PRO8L3M odleciał. Czy aby nie za daleko?
Już „Ground Zero Mixtape” budził pewien niepokój. Nie dało się do końca przewidzieć, czy PRO8L3M pójdzie bardziej w stronę „Flar”, czy – dajmy na to – „Vanitas”. Teraz już wiemy, że najwięcej tutaj z „Puerto Rico”.
Zdziwieni? My trochę tak, bo tempo wydawnicze warszawskiego duetu nakazuje zapytać, czy nie było warto przystanąć i bardziej się zastanowić. Oczywiście, fani będą zadowoleni, bo to dalej jeden z najciekawszych projektów w kraju, ale obawiamy się o jego… hmm… długowieczność artystyczną?
Halo, ziemia…
„Flary” były świetnym singlem ze świetnym klipem.
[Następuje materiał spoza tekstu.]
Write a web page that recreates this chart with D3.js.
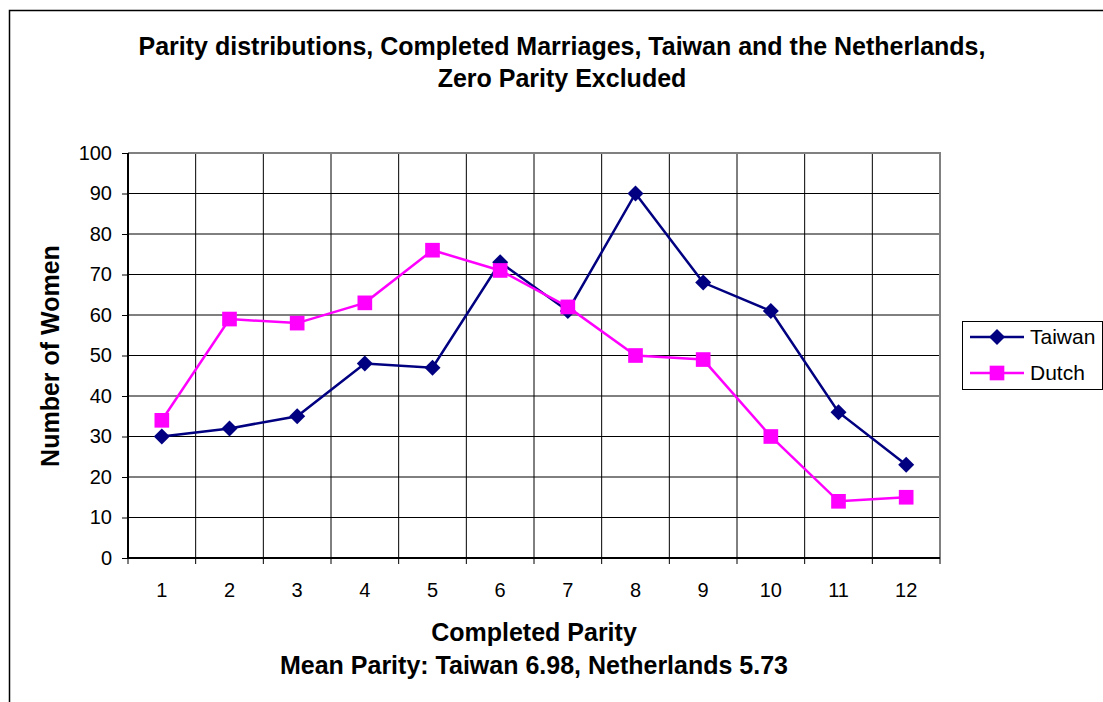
<!DOCTYPE html>
<html>
<head>
<meta charset="utf-8">
<script src="https://d3js.org/d3.v7.min.js"></script>
<style>
  body { margin: 0; background: #fff; }
  text { font-family: "Liberation Sans", Arial, sans-serif; }
</style>
</head>
<body>
<script>
  // chart data
  var parity = [1, 2, 3, 4, 5, 6, 7, 8, 9, 10, 11, 12];
  var taiwan = [30, 32, 35, 48, 47, 73, 61, 90, 68, 61, 36, 23];
  var dutch  = [34, 59, 58, 63, 76, 71, 62, 50, 49, 30, 14, 15];
  var yTicks = [0, 10, 20, 30, 40, 50, 60, 70, 80, 90, 100];

  var W = 1103, H = 702;
  var pLeft = 128, pRight = 940, pTop = 153, pBottom = 558;

  var svg = d3.select("body").append("svg")
              .attr("width", W).attr("height", H);

  // outer chart frame (runs off the right / bottom edge)
  svg.append("rect")
     .attr("x", 9.5).attr("y", 10.5)
     .attr("width", W + 20).attr("height", H + 20)
     .attr("fill", "#fff").attr("stroke", "#000").attr("stroke-width", 1.5);

  var x = d3.scaleBand().domain(parity).range([pLeft, pRight]);
  var y = d3.scaleLinear().domain([0, 100]).range([pBottom, pTop]);

  // horizontal gridlines
  svg.append("g").selectAll("line").data(yTicks.slice(1)).enter().append("line")
     .attr("x1", pLeft).attr("x2", pRight)
     .attr("y1", function(d){ return y(d); }).attr("y2", function(d){ return y(d); })
     .attr("stroke", "#000").attr("stroke-width", 1);

  // vertical gridlines at category boundaries
  svg.append("g").selectAll("line").data(parity.slice(1)).enter().append("line")
     .attr("x1", function(d){ return x(d); }).attr("x2", function(d){ return x(d); })
     .attr("y1", pTop).attr("y2", pBottom + 6)
     .attr("stroke", "#000").attr("stroke-width", 1);

  // plot border top / right (grey)
  svg.append("path")
     .attr("d", "M" + pLeft + "," + pTop + "H" + pRight + "V" + pBottom)
     .attr("fill", "none").attr("stroke", "#808080").attr("stroke-width", 2);
  svg.append("line").attr("x1", pRight).attr("x2", pRight)
     .attr("y1", pBottom).attr("y2", pBottom + 6).attr("stroke", "#000");

  // y axis
  var yAxis = svg.append("g").attr("transform", "translate(" + pLeft + ",0)")
     .call(d3.axisLeft(y).tickValues(yTicks).tickSize(6).tickPadding(10));
  yAxis.select(".domain").attr("stroke", "#000").attr("stroke-width", 2)
       .attr("d", "M0," + pTop + "V" + pBottom);
  yAxis.selectAll(".tick line").attr("stroke", "#000");
  yAxis.selectAll("text").style("font-size", "20px").attr("fill", "#000")
       .style("font-family", "Liberation Sans, Arial, sans-serif");

  // x axis
  var xAxis = svg.append("g").attr("transform", "translate(0," + pBottom + ")")
     .call(d3.axisBottom(x).tickSize(0).tickPadding(25));
  xAxis.select(".domain").attr("stroke", "#000").attr("stroke-width", 2)
       .attr("d", "M" + pLeft + ",0H" + pRight);
  xAxis.selectAll("text").style("font-size", "20px").attr("fill", "#000")
       .style("font-family", "Liberation Sans, Arial, sans-serif");
  svg.append("line").attr("x1", pLeft).attr("x2", pLeft)
     .attr("y1", pBottom).attr("y2", pBottom + 6).attr("stroke", "#000");

  var cx = function(d, i){ return x(parity[i]) + x.bandwidth() / 2; };

  var series = [
    { name: "Taiwan", values: taiwan, color: "#000080", shape: d3.symbolSquare, size: 128, rot: 45 },
    { name: "Dutch",  values: dutch,  color: "#FF00FF", shape: d3.symbolSquare, size: 215, rot: 0 }
  ];

  series.forEach(function(s){
    var line = d3.line().x(cx).y(function(d){ return y(d); });
    svg.append("path").datum(s.values)
       .attr("d", line).attr("fill", "none")
       .attr("stroke", s.color).attr("stroke-width", 2.5);
    svg.append("g").selectAll("path").data(s.values).enter().append("path")
       .attr("d", d3.symbol().type(s.shape).size(s.size))
       .attr("transform", function(d, i){
         return "translate(" + cx(d, i) + "," + y(d) + ") rotate(" + s.rot + ")";
       })
       .attr("fill", s.color);
  });

  // titles
  svg.append("text").attr("x", 562).attr("y", 55).attr("text-anchor", "middle")
     .attr("font-size", 25).attr("font-weight", "bold")
     .text("Parity distributions, Completed Marriages, Taiwan and the Netherlands,");
  svg.append("text").attr("x", 562).attr("y", 87).attr("text-anchor", "middle")
     .attr("font-size", 25).attr("font-weight", "bold")
     .text("Zero Parity Excluded");
  svg.append("text").attr("x", 534).attr("y", 641).attr("text-anchor", "middle")
     .attr("font-size", 25).attr("font-weight", "bold").text("Completed Parity");
  svg.append("text").attr("x", 534).attr("y", 674).attr("text-anchor", "middle")
     .attr("font-size", 25).attr("font-weight", "bold")
     .text("Mean Parity: Taiwan 6.98, Netherlands 5.73");
  svg.append("text").attr("transform", "translate(59,356) rotate(-90)")
     .attr("text-anchor", "middle").attr("font-size", 25).attr("font-weight", "bold")
     .text("Number of Women");

  // legend
  var lg = svg.append("g");
  lg.append("rect").attr("x", 962.5).attr("y", 321.5).attr("width", 140).attr("height", 68)
    .attr("fill", "#fff").attr("stroke", "#000").attr("stroke-width", 1);
  series.forEach(function(s, i){
    var ly = 337 + i * 36;
    lg.append("line").attr("x1", 970).attr("x2", 1024).attr("y1", ly).attr("y2", ly)
      .attr("stroke", s.color).attr("stroke-width", 2.5);
    lg.append("path").attr("d", d3.symbol().type(s.shape).size(s.size))
      .attr("transform", "translate(997," + ly + ") rotate(" + s.rot + ")").attr("fill", s.color);
    lg.append("text").attr("x", 1030).attr("y", ly + 7).attr("font-size", 21).text(s.name);
  });
</script>
</body>
</html>
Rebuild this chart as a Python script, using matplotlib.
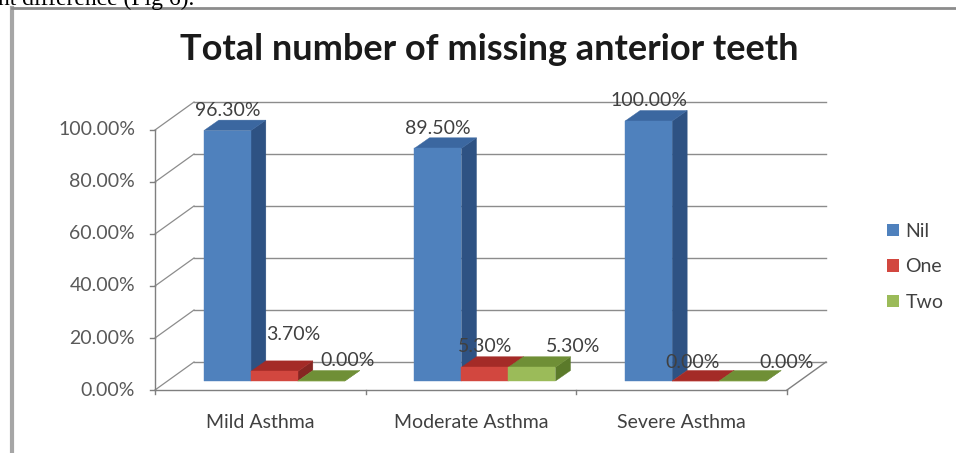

Melodyjny refren był strzałem w dziesiątkę, chociaż Oskar nie trzymał już takiego reżimu nad piórem, jak w przypadku legalnego debiutu grupy. Trzeba było się szykować na zmiany i… zmiany przyszły, ale niewielkie, bo „Ground Zero Mixtape” faktycznie trzeba uznawać za rozgrzewkę. Zdarzały się tam różne typowo mikstejpowe odpały (vide wspomniane „Puerto Rico”), zdarzały się odgrzewane tematy z poprzednich płyt. Warto też wspomnieć, że EPka, która poprzedziła mikstejp, czyli „Hack3d By GH05T 2.0 EP”, choć krótsza, była od niego ciekawsza („Makijaż” to dowód na to, że Oskar może robić ze swoim flow naprawdę sporo).
…mamy PRO8L3M
Nic dziwnego, że na wieść o nadchodzącym „Widmie” wszyscy podskoczyli (jeśli stali) albo spadli z krzeseł (jeśli siedzieli). Pamiętając, co PRO8L3M nawywijał przy pierwszym albumie, na którym Oskar w niesamowity sposób przeprowadzał nas po ciemnych zakątkach umysłu wykreowanego protagonisty, oczekiwania mieć mogliśmy. Po „Ground Zero Mixtape” możemy mieć również wobec Steeza, bo udowodnił, że jako producent cały czas prze naprzód i wyrabia własną, oryginalną stylistykę.
Interpol
Co dostaliśmy teraz? Letniaka. Wakacyjny numer, w sam raz na wiosnę. Owszem, Oskar lepiej nuci, owszem flow jest bardziej naturalne, miękkie, niewymuszone, ale jednocześnie błyszczące linijki zmatowiały, tematyka nie zaskakuje, a Steez wyprodukował bit, na którym chętnie pohasałby taki Otsochodzi.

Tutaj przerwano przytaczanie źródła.